DATA PROVIDED

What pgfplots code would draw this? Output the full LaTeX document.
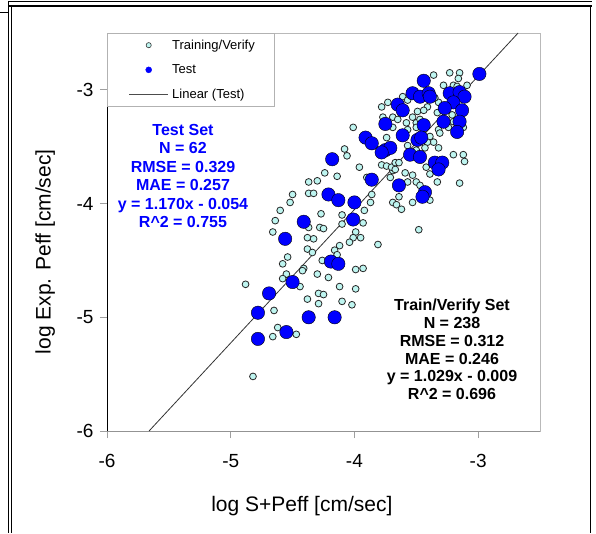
\documentclass[border=0pt]{standalone}
\usepackage{pgfplots}
\pgfplotsset{compat=1.18}
\usepackage{fontspec}
\setmainfont{Liberation Sans}
\definecolor{trainfill}{RGB}{190,245,240}
\definecolor{testblue}{RGB}{0,0,255}
\begin{document}
\begin{tikzpicture}
\useasboundingbox (0pt,0pt) rectangle (596pt,533pt);
\draw[black, line width=0.8pt] (9pt,532pt) -- (592pt,532pt);
\draw[black, line width=1.6pt] (9pt,527pt) -- (592pt,527pt);
\draw[black, line width=0.8pt] (8.5pt,532pt) -- (8.5pt,0pt);
\draw[black, line width=0.8pt] (11.5pt,527pt) -- (11.5pt,0pt);
\draw[black, line width=0.8pt] (0pt,520.5pt) -- (8.5pt,520.5pt);
\draw[black, line width=1pt] (590pt,527pt) -- (590pt,0pt);
\begin{axis}[
 at={(107pt,102pt)}, anchor=south west, scale only axis, width=433pt, height=398pt,
 xmin=-6, xmax=-2.5, ymin=-6, ymax=-2.5,
 xtick={-6,-5,-4,-3}, xticklabels={-6,-5,-4,-3},
 ytick={-6,-5,-4,-3}, yticklabels={-6,-5,-4,-3},
 tick pos=left, tick align=outside, major tick length=7pt,
 tick style={gray!75, line width=0.8pt},
 axis line style={gray!55, line width=0.8pt},
 ticklabel style={font=\fontsize{19}{22}\selectfont},
 xticklabel style={yshift=-13pt},
 yticklabel style={xshift=-3pt},
 xlabel={log S+Peff [cm/sec]}, ylabel={log Exp. Peff [cm/sec]},
 label style={font=\fontsize{21}{25}\selectfont},
 xlabel style={at={(axis description cs:0.45,-0.188)}, anchor=center},
 ylabel style={at={(axis description cs:-0.143,0.45)}, anchor=center},
 legend cell align=left,
 legend style={at={(0,1)}, anchor=north west, draw=gray!60, fill=white,
   font=\fontsize{13}{15}\selectfont, inner xsep=0pt, inner ysep=4.5pt, row sep=10pt},
]
\draw[black, line width=1pt] (rel axis cs:0,0) -- (rel axis cs:0,1);
\draw[gray!85, line width=0.9pt] (rel axis cs:0,0) -- (rel axis cs:1,0);
\addplot[only marks, mark=*, mark size=3.4pt, mark options={fill=trainfill, draw=black!85, line width=0.8pt},
 legend image code/.code={\path[draw=none, fill=none] (-22pt,-5pt) rectangle (41pt,5pt); \draw[black!80, fill=trainfill, line width=0.6pt] (19.5pt,0pt) circle (2.6pt);}]
coordinates {
(-4.37,-3.81) (-4.30,-3.80) (-4.50,-3.92) (-4.52,-3.99) (-4.37,-3.91) (-4.33,-3.91) (-4.60,-4.06) (-4.64,-4.15) (-4.27,-4.09) (-4.10,-4.10) (-4.66,-4.25) (-4.37,-4.21) (-4.28,-4.21) (-4.25,-4.22) (-4.10,-4.18) (-4.38,-4.30) (-4.33,-4.31) (-4.12,-4.37) (-4.38,-4.40) (-4.34,-4.43) (-4.16,-4.41) (-4.54,-4.47) (-4.26,-4.50) (-4.58,-4.53) (-4.41,-4.57) (-4.42,-4.59) (-4.30,-4.62) (-4.55,-4.62) (-4.58,-4.66) (-4.21,-4.65) (-4.88,-4.71) (-4.44,-4.73) (-4.12,-4.73) (-4.29,-4.79) (-4.25,-4.80) (-4.38,-4.84) (-4.10,-4.86) (-4.29,-4.88) (-4.65,-4.94) (-4.62,-5.09) (-4.66,-5.17) (-4.47,-5.15) (-4.82,-5.52)
(-4.24,-3.73) (-4.14,-3.76) (-3.90,-3.77) (-3.86,-3.92) (-3.87,-3.99) (-3.92,-4.06) (-3.99,-4.25) (-3.95,-4.30) (-4.01,-4.30) (-4.04,-4.34) (-3.81,-4.36) (-4.14,-4.45) (-3.99,-4.58) (-3.93,-4.57) (-3.99,-4.75) (-4.02,-4.89)
(-3.69,-3.71) (-3.59,-3.73) (-3.53,-3.75) (-3.39,-3.74) (-3.33,-3.81) (-3.50,-3.81) (-3.47,-3.84) (-3.57,-3.81) (-3.69,-3.99) (-3.66,-4.01) (-3.64,-3.94) (-3.62,-4.05) (-3.53,-3.99) (-3.39,-3.97) (-3.93,-4.17) (-3.48,-4.23) (-3.15,-3.82)
(-3.61,-3.06) (-3.57,-3.09) (-3.78,-3.15) (-3.73,-3.11) (-3.49,-3.19) (-3.41,-3.15) (-3.44,-3.18) (-4.01,-3.33) (-3.77,-3.24) (-3.69,-3.24) (-3.65,-3.26) (-3.58,-3.29) (-3.53,-3.24) (-3.50,-3.29) (-3.47,-3.26) (-3.69,-3.33) (-3.57,-3.35) (-3.50,-3.33) (-3.43,-3.33) (-3.74,-3.42) (-3.57,-3.49) (-3.50,-3.53) (-4.08,-3.52) (-4.06,-3.58) (-3.78,-3.66) (-3.74,-3.67) (-3.70,-3.68) (-3.67,-3.64) (-3.64,-3.64) (-3.67,-3.70) (-3.96,-3.68) (-3.71,-3.77)
(-3.36,-2.87) (-3.23,-2.85) (-3.15,-2.85) (-3.16,-2.90) (-3.28,-2.96) (-3.20,-2.96) (-3.17,-2.97) (-3.09,-2.96) (-3.32,-3.11) (-3.33,-3.20) (-3.35,-3.07) (-3.21,-3.22) (-3.15,-3.26) (-3.20,-3.28) (-3.13,-3.29) (-3.24,-3.33) (-3.12,-3.33) (-3.32,-3.35) (-3.31,-3.38) (-3.39,-3.41) (-3.36,-3.46) (-3.41,-3.46) (-3.32,-3.51) (-3.43,-3.51) (-3.20,-3.57) (-3.12,-3.57) (-3.11,-3.63) (-3.42,-3.68)
};
\addlegendentry{\makebox[100pt][l]{Training/Verify}}
\addplot[only marks, mark=*, mark size=6.7pt, mark options={fill=testblue, draw=none},
 legend image code/.code={\path[draw=none, fill=none] (-22pt,-5pt) rectangle (41pt,5pt); \fill[testblue] (19.5pt,0pt) circle (3pt);}]
coordinates {
(-4.21,-3.92) (-4.13,-3.97) (-4.41,-4.16) (-4.56,-4.31) (-4.19,-4.51) (-4.13,-4.53) (-4.50,-4.69) (-4.69,-4.79) (-4.78,-4.96) (-4.37,-5.00) (-4.16,-5.00) (-4.55,-5.13) (-4.78,-5.19) (-3.86,-3.79) (-4.00,-3.99) (-4.01,-4.14) (-3.64,-3.84) (-3.43,-3.90) (-3.45,-3.94) (-3.44,-2.92) (-3.53,-3.03) (-3.47,-3.06) (-3.65,-3.13) (-3.61,-3.18) (-3.75,-3.30) (-3.61,-3.40) (-3.91,-3.42) (-3.86,-3.47) (-3.49,-3.44) (-3.75,-3.53) (-3.71,-3.51) (-3.78,-3.55) (-3.55,-3.57) (-3.47,-3.59) (-4.18,-3.61) (-2.99,-2.86) (-3.40,-3.03) (-3.39,-3.06) (-3.23,-3.03) (-3.15,-3.02) (-3.11,-3.06) (-3.20,-3.11) (-3.27,-3.16) (-3.13,-3.18) (-3.28,-3.28) (-3.15,-3.28) (-3.44,-3.31) (-3.17,-3.37) (-3.46,-3.42) (-3.35,-3.64) (-3.29,-3.64) (-3.32,-3.70)
};
\addlegendentry{Test}
\addplot[black!80, line width=0.8pt,
 legend image code/.code={\path[draw=none, fill=none] (-22pt,-5pt) rectangle (41pt,5pt); \draw[black!70, line width=0.8pt] (0pt,0pt) -- (39pt,0pt);}]
coordinates {(-5.66,-6) (-2.677,-2.5)};
\addlegendentry{Linear (Test)}
\end{axis}
\node[anchor=north, align=center, text=testblue, inner sep=0pt, font=\bfseries\fontsize{16}{18.5}\selectfont] at (183pt,409pt)
 {Test Set\\N = 62\\RMSE = 0.329\\MAE = 0.257\\y = 1.170x - 0.054\\R\textasciicircum{}2 = 0.755};
\node[anchor=north, align=center, text=black, inner sep=0pt, font=\bfseries\fontsize{16}{17.8}\selectfont] at (452pt,234pt)
 {Train/Verify Set\\N = 238\\RMSE = 0.312\\MAE = 0.246\\y = 1.029x - 0.009\\R\textasciicircum{}2 = 0.696};
\end{tikzpicture}
\end{document}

WHAT YOU HAVE TO DO
Copy out each line of the data containing the string "code".

FINISHED EXERCISE
What pgfplots code would draw this? Output the full LaTeX document.
 legend image code/.code={\path[draw=none, fill=none] (-22pt,-5pt) rectangle (41pt,5pt); \draw[black!80, fill=trainfill, line width=0.6pt] (19.5pt,0pt) circle (2.6pt);}]
 legend image code/.code={\path[draw=none, fill=none] (-22pt,-5pt) rectangle (41pt,5pt); \fill[testblue] (19.5pt,0pt) circle (3pt);}]
 legend image code/.code={\path[draw=none, fill=none] (-22pt,-5pt) rectangle (41pt,5pt); \draw[black!70, line width=0.8pt] (0pt,0pt) -- (39pt,0pt);}]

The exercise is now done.